Problem requirements
Emit a verbatim copy of the lines below from the line with "Write the matplotlib code for this chart." through the line with "1.41, 1.18, 1.42, 0.99, 1.16]", excluding pictures and everything outside that range.

Extracted information
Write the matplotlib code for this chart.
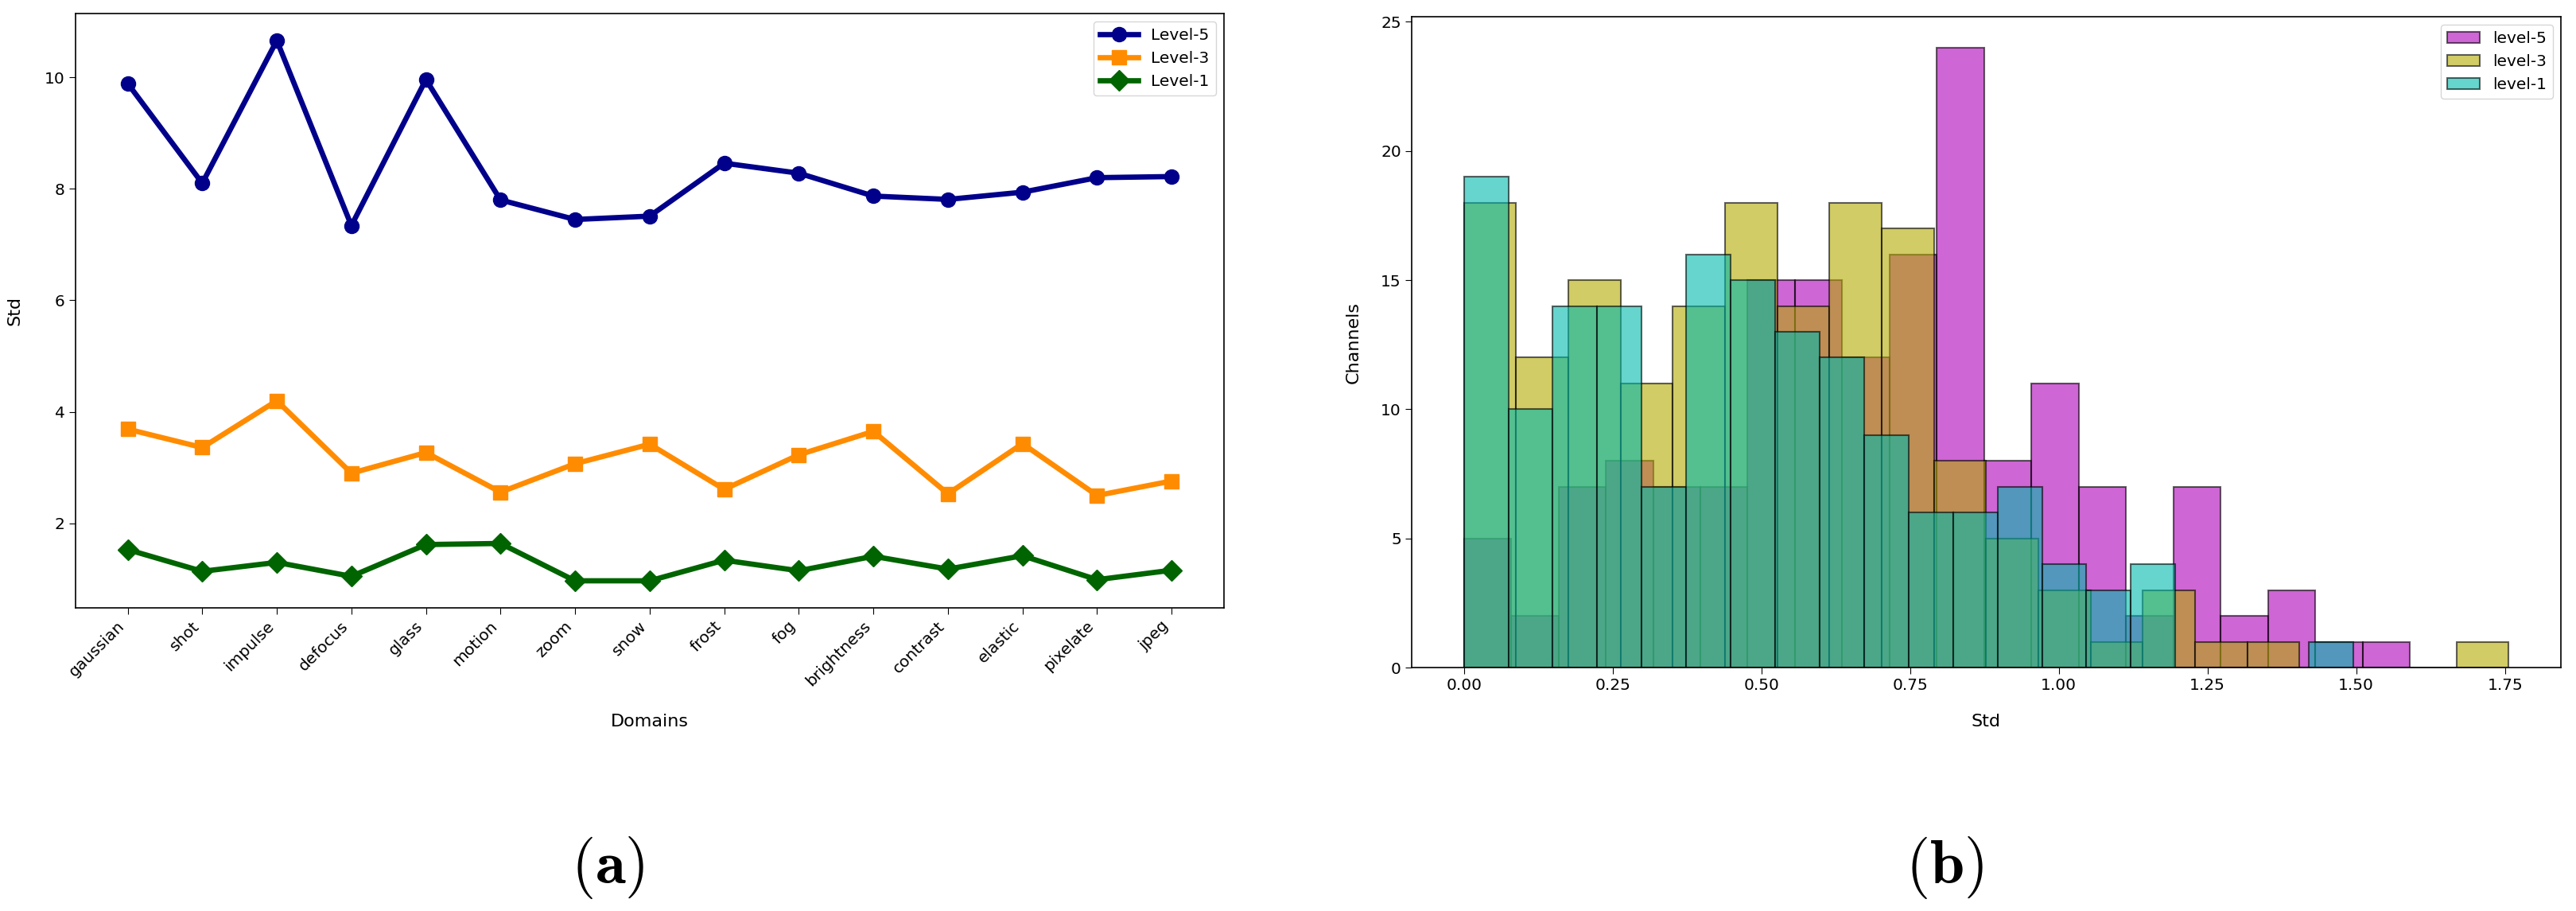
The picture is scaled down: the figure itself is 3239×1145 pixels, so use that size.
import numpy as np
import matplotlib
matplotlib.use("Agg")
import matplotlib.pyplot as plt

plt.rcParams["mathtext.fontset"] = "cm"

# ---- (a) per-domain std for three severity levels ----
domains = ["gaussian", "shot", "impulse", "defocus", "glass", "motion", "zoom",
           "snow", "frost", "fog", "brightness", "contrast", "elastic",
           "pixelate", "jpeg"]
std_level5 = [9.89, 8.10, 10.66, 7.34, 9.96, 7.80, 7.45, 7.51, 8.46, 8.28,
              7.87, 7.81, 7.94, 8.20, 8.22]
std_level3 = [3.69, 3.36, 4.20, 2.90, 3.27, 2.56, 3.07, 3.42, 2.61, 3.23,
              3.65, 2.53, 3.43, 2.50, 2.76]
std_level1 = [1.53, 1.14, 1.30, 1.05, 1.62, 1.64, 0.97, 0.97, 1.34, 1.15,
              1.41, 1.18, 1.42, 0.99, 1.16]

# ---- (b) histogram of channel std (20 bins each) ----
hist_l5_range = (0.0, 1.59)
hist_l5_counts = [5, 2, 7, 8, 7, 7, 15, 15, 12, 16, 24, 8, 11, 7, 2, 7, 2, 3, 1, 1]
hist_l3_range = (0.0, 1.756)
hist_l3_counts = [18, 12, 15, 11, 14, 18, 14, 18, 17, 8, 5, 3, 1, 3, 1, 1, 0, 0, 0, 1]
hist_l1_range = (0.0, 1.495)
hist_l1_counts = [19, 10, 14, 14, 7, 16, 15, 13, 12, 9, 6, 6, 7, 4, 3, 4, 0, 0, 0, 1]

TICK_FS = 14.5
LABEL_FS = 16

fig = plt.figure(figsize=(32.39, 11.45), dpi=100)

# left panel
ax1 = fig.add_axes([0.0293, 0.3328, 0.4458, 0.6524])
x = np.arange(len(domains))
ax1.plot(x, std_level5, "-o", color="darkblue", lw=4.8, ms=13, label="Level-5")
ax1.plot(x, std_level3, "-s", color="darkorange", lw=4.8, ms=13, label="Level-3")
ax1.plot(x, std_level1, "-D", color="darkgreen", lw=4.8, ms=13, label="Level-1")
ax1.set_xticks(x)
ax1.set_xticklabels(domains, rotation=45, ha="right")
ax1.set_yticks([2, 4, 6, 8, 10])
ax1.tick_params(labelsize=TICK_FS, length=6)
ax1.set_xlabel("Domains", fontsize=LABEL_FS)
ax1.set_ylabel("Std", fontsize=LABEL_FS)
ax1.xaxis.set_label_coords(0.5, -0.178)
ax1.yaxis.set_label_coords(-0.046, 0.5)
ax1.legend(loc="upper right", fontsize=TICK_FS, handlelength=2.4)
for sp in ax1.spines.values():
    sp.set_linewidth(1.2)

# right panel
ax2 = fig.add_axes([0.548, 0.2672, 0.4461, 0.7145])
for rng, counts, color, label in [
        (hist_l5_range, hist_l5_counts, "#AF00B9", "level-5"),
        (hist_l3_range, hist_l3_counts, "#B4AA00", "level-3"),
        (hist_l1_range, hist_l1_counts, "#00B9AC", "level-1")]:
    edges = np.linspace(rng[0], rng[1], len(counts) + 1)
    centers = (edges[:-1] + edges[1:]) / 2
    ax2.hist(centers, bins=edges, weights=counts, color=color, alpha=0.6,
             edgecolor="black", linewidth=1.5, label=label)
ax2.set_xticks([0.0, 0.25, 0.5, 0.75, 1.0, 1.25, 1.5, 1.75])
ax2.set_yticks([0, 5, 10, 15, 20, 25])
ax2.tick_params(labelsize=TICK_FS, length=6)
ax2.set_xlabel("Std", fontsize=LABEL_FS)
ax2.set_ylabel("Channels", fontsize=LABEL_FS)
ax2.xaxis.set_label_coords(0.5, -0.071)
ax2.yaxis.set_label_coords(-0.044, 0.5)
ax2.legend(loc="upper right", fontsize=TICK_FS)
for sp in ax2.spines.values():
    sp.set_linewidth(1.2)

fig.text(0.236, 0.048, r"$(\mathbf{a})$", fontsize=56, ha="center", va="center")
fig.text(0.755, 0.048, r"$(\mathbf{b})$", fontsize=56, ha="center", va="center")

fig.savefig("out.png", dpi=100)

---

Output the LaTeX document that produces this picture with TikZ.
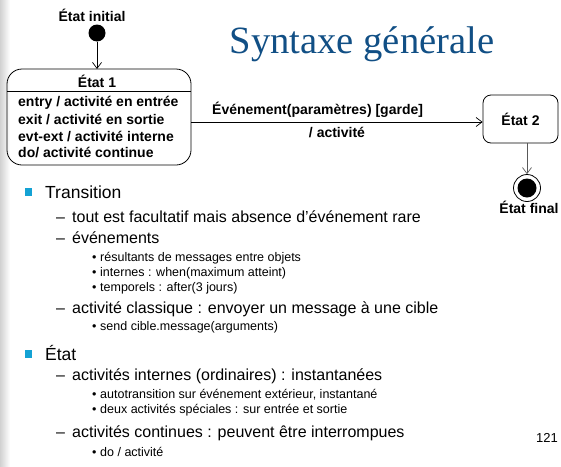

* * *

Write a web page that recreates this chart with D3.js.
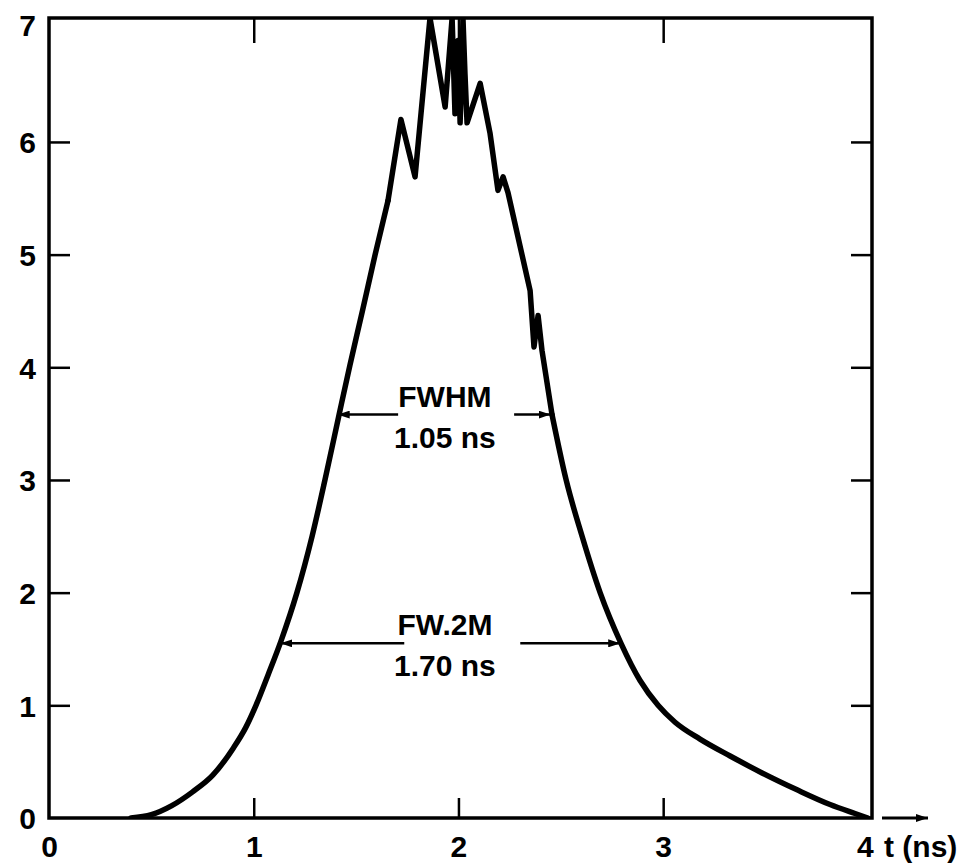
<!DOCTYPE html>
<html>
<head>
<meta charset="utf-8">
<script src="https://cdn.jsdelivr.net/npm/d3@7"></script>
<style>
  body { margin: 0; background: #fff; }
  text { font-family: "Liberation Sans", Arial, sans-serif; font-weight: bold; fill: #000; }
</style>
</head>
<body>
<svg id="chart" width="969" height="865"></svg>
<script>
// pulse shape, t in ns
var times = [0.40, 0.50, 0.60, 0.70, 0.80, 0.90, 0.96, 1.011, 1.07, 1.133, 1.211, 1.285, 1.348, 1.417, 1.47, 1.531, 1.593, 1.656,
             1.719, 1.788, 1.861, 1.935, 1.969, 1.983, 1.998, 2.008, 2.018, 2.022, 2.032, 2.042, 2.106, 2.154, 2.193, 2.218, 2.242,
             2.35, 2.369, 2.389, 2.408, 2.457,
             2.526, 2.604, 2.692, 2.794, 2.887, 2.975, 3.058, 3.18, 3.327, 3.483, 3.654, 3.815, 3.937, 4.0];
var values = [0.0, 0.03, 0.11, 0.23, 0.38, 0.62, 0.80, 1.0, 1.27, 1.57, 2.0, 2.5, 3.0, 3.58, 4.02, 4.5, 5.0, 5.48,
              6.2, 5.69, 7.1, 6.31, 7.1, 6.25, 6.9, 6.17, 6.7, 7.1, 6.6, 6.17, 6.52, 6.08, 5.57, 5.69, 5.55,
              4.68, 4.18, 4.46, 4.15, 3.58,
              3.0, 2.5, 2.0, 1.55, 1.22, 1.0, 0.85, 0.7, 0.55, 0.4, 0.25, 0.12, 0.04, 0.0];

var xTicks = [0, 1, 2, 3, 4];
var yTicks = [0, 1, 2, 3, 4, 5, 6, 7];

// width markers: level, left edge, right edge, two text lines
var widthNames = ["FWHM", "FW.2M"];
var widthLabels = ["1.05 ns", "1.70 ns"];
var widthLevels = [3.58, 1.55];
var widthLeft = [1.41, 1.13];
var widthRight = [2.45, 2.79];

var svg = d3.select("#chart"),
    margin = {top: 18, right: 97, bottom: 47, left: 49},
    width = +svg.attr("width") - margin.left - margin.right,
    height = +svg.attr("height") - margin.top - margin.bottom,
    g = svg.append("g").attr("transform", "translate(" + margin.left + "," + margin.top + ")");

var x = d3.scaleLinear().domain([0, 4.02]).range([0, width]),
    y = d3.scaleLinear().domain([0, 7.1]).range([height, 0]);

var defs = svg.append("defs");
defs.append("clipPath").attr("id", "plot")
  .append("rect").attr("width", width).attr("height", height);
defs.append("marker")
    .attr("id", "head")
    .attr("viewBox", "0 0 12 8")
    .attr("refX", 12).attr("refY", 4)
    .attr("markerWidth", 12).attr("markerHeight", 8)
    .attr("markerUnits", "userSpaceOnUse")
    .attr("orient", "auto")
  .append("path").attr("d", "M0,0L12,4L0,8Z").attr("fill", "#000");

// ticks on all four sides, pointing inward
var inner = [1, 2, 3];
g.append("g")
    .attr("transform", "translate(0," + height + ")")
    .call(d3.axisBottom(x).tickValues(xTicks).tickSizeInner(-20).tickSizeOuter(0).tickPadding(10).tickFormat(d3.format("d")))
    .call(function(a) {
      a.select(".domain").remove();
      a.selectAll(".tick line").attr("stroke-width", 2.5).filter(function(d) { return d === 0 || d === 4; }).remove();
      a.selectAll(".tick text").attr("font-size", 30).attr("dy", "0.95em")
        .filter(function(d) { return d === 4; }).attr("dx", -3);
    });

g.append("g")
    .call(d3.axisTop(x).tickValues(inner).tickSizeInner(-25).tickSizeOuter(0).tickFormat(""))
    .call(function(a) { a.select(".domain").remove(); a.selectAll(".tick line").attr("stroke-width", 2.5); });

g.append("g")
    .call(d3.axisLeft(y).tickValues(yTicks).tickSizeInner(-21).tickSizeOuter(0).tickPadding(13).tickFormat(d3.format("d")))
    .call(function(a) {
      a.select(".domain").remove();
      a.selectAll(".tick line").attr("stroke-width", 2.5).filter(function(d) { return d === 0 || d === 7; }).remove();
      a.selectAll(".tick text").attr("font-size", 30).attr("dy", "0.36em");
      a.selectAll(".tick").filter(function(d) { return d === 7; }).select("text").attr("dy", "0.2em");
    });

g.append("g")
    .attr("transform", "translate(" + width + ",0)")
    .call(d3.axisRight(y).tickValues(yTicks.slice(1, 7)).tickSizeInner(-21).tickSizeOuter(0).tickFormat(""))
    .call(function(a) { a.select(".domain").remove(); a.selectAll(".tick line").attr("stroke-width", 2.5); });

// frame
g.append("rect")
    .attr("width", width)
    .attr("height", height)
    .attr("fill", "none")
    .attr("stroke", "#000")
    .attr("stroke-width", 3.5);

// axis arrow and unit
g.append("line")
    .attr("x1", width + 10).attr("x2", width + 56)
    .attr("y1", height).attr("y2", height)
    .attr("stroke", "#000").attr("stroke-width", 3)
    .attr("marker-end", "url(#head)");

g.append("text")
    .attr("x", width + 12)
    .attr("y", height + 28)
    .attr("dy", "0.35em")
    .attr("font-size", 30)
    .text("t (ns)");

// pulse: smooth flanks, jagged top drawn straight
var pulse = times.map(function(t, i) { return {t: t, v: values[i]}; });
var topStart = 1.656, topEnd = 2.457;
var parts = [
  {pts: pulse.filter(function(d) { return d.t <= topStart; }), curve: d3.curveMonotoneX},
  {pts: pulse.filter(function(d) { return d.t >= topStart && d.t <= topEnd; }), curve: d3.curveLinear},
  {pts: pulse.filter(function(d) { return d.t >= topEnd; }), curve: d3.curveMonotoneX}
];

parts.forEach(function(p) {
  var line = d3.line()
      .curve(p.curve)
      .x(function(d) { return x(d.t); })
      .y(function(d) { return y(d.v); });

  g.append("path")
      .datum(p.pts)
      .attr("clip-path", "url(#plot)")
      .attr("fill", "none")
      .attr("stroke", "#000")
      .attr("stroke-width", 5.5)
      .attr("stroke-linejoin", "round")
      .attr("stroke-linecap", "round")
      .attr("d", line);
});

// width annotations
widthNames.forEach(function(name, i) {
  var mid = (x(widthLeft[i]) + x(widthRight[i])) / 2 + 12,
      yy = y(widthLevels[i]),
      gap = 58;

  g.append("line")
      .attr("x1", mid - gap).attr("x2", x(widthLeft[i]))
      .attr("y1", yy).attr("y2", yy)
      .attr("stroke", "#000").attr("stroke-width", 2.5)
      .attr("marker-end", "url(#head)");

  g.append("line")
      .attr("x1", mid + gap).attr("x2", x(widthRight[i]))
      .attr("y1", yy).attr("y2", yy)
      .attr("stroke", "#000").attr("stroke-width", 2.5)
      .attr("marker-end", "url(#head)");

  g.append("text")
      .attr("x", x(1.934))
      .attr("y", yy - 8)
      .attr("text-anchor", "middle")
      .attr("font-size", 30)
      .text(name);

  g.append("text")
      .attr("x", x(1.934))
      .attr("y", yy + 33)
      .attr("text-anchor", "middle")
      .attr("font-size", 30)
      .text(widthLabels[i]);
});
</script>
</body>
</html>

Solution for this exercise
Write the matplotlib code for this chart.
The picture is scaled down: the figure itself is 3239×1145 pixels, so use that size.
import numpy as np
import matplotlib
matplotlib.use("Agg")
import matplotlib.pyplot as plt

plt.rcParams["mathtext.fontset"] = "cm"

# ---- (a) per-domain std for three severity levels ----
domains = ["gaussian", "shot", "impulse", "defocus", "glass", "motion", "zoom",
           "snow", "frost", "fog", "brightness", "contrast", "elastic",
           "pixelate", "jpeg"]
std_level5 = [9.89, 8.10, 10.66, 7.34, 9.96, 7.80, 7.45, 7.51, 8.46, 8.28,
              7.87, 7.81, 7.94, 8.20, 8.22]
std_level3 = [3.69, 3.36, 4.20, 2.90, 3.27, 2.56, 3.07, 3.42, 2.61, 3.23,
              3.65, 2.53, 3.43, 2.50, 2.76]
std_level1 = [1.53, 1.14, 1.30, 1.05, 1.62, 1.64, 0.97, 0.97, 1.34, 1.15,
              1.41, 1.18, 1.42, 0.99, 1.16]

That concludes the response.